• Exercise task:
Using the data that follows, return exactly the lines from the one that contains "Write the Chart.js code for this chart." through the one that contains "const gridColor = '#8c8c8c';", ends included.

== Input records

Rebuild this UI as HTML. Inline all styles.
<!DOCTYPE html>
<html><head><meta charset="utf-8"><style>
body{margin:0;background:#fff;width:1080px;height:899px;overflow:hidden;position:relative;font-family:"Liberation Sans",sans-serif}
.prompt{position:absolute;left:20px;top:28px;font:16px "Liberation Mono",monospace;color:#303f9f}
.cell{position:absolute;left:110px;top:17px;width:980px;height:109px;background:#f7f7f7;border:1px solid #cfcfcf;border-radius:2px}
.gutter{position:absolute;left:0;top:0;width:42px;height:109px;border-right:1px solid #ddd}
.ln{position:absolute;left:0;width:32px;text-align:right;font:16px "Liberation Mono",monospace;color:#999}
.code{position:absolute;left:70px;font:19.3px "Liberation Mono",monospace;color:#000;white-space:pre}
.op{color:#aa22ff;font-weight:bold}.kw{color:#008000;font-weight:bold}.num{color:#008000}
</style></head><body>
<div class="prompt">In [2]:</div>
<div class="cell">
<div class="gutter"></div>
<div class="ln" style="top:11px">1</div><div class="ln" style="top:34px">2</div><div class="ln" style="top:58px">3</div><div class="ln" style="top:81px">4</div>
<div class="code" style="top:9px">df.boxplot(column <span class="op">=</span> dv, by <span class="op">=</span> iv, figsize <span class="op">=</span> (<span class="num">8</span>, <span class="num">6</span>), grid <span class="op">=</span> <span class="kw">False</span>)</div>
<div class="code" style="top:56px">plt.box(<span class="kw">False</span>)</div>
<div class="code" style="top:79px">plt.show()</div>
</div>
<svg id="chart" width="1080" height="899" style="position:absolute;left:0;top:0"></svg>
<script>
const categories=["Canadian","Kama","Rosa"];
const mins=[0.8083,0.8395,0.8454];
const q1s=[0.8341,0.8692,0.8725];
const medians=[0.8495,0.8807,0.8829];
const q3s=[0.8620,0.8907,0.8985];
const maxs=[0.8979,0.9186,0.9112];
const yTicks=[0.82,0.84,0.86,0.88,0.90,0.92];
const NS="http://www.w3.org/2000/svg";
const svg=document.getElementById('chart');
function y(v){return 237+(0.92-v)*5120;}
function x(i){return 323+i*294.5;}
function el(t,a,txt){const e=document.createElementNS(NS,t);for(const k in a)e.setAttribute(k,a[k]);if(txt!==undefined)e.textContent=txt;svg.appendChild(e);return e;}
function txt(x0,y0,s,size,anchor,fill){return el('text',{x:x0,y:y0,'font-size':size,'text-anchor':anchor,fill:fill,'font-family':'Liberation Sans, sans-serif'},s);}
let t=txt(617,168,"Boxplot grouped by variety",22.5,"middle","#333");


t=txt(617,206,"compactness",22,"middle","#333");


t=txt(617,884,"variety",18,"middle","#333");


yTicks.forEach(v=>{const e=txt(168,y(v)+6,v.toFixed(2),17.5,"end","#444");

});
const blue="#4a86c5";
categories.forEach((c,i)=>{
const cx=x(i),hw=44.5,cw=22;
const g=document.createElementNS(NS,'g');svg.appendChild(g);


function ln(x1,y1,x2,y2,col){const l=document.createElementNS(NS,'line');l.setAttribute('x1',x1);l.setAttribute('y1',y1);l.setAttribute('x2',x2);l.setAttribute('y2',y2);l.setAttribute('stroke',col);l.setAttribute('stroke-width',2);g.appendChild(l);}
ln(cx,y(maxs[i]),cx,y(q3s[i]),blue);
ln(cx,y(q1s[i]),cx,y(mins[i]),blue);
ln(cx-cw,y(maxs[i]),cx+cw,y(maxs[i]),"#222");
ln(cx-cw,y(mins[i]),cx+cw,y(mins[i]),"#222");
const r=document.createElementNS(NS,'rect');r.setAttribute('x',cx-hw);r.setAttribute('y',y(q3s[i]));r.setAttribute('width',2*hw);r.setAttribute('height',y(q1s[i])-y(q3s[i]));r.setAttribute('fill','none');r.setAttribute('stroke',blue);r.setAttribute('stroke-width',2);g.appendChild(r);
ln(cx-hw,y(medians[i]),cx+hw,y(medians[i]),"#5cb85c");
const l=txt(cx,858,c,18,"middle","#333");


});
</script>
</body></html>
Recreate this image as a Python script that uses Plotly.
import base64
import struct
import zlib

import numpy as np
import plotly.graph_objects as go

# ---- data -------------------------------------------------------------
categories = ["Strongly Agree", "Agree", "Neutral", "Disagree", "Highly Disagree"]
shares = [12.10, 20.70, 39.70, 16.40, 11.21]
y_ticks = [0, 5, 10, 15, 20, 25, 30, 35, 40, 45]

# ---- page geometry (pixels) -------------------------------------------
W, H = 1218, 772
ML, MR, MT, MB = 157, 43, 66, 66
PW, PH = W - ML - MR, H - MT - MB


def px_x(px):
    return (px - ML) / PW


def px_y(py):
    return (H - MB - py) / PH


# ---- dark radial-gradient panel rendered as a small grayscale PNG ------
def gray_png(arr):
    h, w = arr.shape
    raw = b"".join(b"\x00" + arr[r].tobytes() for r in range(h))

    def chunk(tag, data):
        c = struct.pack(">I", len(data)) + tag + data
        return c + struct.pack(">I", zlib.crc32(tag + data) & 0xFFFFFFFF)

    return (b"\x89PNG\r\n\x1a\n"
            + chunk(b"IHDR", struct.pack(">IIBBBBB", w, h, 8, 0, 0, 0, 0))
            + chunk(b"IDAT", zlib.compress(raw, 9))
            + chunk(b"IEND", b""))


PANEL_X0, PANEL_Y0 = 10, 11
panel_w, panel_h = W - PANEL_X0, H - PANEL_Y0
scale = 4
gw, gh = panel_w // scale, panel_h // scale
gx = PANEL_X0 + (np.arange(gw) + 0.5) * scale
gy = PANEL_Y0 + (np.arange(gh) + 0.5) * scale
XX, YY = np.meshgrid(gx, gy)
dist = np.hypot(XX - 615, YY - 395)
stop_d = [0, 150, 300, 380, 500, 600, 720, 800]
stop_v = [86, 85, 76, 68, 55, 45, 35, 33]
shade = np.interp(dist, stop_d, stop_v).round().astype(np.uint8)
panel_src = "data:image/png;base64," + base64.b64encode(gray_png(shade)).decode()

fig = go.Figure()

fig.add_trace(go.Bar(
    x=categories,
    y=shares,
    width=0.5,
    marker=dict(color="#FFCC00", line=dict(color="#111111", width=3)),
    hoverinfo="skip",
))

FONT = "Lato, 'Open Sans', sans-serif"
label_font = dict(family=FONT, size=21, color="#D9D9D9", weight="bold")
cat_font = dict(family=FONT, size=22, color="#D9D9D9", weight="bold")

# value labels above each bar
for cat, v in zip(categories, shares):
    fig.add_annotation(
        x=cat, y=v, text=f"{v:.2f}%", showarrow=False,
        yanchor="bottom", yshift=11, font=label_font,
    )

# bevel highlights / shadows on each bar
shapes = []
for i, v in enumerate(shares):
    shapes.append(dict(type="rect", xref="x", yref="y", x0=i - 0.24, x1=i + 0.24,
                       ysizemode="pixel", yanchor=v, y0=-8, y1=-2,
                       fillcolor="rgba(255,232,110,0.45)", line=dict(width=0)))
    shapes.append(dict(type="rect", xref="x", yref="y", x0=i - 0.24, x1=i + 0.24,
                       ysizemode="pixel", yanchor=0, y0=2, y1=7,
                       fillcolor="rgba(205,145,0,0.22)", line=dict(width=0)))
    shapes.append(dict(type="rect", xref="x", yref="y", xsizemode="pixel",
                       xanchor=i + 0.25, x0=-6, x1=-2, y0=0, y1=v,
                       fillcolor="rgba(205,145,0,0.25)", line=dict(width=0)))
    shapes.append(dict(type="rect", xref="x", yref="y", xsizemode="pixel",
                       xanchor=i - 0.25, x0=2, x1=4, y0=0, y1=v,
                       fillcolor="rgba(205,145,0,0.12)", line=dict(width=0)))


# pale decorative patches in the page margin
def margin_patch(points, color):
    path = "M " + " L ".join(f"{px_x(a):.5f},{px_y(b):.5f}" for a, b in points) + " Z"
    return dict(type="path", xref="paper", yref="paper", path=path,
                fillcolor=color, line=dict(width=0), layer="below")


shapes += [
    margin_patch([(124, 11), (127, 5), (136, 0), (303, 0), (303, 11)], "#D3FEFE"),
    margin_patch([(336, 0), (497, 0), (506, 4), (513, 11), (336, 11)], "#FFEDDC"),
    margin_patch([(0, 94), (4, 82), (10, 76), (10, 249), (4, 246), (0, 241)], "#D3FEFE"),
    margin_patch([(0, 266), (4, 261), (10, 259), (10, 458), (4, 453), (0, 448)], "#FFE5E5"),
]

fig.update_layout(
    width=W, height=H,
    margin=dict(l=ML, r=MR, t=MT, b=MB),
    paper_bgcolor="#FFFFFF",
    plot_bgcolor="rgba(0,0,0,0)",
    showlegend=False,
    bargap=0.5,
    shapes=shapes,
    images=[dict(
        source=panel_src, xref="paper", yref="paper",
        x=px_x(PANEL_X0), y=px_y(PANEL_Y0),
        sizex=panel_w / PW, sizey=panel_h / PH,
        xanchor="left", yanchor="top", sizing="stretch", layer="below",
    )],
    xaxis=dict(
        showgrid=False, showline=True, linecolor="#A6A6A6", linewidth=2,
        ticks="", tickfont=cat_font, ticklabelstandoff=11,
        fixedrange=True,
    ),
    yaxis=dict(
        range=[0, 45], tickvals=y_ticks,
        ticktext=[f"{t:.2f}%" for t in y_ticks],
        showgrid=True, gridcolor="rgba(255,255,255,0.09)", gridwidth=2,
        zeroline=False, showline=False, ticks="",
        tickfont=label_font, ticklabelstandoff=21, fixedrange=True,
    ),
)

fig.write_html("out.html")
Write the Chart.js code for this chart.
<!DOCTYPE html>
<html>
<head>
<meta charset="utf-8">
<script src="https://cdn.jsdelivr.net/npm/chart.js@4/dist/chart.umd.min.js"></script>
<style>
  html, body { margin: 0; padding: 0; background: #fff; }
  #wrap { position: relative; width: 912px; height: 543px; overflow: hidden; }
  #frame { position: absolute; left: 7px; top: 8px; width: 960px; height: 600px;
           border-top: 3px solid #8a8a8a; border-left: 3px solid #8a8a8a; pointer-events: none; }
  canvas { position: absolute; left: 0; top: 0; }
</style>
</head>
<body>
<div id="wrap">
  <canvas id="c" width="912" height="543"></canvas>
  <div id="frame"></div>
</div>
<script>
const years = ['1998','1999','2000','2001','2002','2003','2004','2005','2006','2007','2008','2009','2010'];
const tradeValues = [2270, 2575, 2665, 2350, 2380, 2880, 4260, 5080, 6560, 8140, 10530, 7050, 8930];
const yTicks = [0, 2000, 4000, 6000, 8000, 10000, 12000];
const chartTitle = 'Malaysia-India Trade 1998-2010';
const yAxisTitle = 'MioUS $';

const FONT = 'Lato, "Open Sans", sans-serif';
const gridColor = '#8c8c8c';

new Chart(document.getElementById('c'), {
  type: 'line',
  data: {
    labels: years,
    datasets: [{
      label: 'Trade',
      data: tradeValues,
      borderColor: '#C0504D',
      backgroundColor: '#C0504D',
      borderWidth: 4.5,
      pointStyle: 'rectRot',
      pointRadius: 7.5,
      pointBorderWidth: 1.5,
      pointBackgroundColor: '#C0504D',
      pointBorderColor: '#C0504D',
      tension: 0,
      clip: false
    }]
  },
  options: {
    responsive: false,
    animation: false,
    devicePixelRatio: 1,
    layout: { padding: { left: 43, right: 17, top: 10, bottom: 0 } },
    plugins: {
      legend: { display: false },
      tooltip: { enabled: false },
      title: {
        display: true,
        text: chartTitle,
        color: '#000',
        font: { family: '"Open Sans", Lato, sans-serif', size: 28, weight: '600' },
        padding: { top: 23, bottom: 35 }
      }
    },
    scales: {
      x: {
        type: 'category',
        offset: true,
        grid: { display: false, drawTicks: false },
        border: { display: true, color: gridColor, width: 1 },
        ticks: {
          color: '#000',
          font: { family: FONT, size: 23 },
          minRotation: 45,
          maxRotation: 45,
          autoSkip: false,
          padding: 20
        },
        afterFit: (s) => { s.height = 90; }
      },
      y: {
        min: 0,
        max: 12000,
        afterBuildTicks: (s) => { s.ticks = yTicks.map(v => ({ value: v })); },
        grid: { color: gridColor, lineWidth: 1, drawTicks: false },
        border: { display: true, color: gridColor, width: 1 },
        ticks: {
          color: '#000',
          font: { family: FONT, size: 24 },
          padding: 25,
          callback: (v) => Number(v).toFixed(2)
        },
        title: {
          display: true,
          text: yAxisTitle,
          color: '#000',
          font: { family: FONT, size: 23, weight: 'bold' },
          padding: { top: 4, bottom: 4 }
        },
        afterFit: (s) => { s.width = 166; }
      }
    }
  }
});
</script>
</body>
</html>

====

• Result of the exercise:
Write the Chart.js code for this chart.
<!DOCTYPE html>
<html>
<head>
<meta charset="utf-8">
<script src="https://cdn.jsdelivr.net/npm/chart.js@4/dist/chart.umd.min.js"></script>
<style>
  html, body { margin: 0; padding: 0; background: #fff; }
  #wrap { position: relative; width: 912px; height: 543px; overflow: hidden; }
  #frame { position: absolute; left: 7px; top: 8px; width: 960px; height: 600px;
           border-top: 3px solid #8a8a8a; border-left: 3px solid #8a8a8a; pointer-events: none; }
  canvas { position: absolute; left: 0; top: 0; }
</style>
</head>
<body>
<div id="wrap">
  <canvas id="c" width="912" height="543"></canvas>
  <div id="frame"></div>
</div>
<script>
const years = ['1998','1999','2000','2001','2002','2003','2004','2005','2006','2007','2008','2009','2010'];
const tradeValues = [2270, 2575, 2665, 2350, 2380, 2880, 4260, 5080, 6560, 8140, 10530, 7050, 8930];
const yTicks = [0, 2000, 4000, 6000, 8000, 10000, 12000];
const chartTitle = 'Malaysia-India Trade 1998-2010';
const yAxisTitle = 'MioUS $';

const FONT = 'Lato, "Open Sans", sans-serif';
const gridColor = '#8c8c8c';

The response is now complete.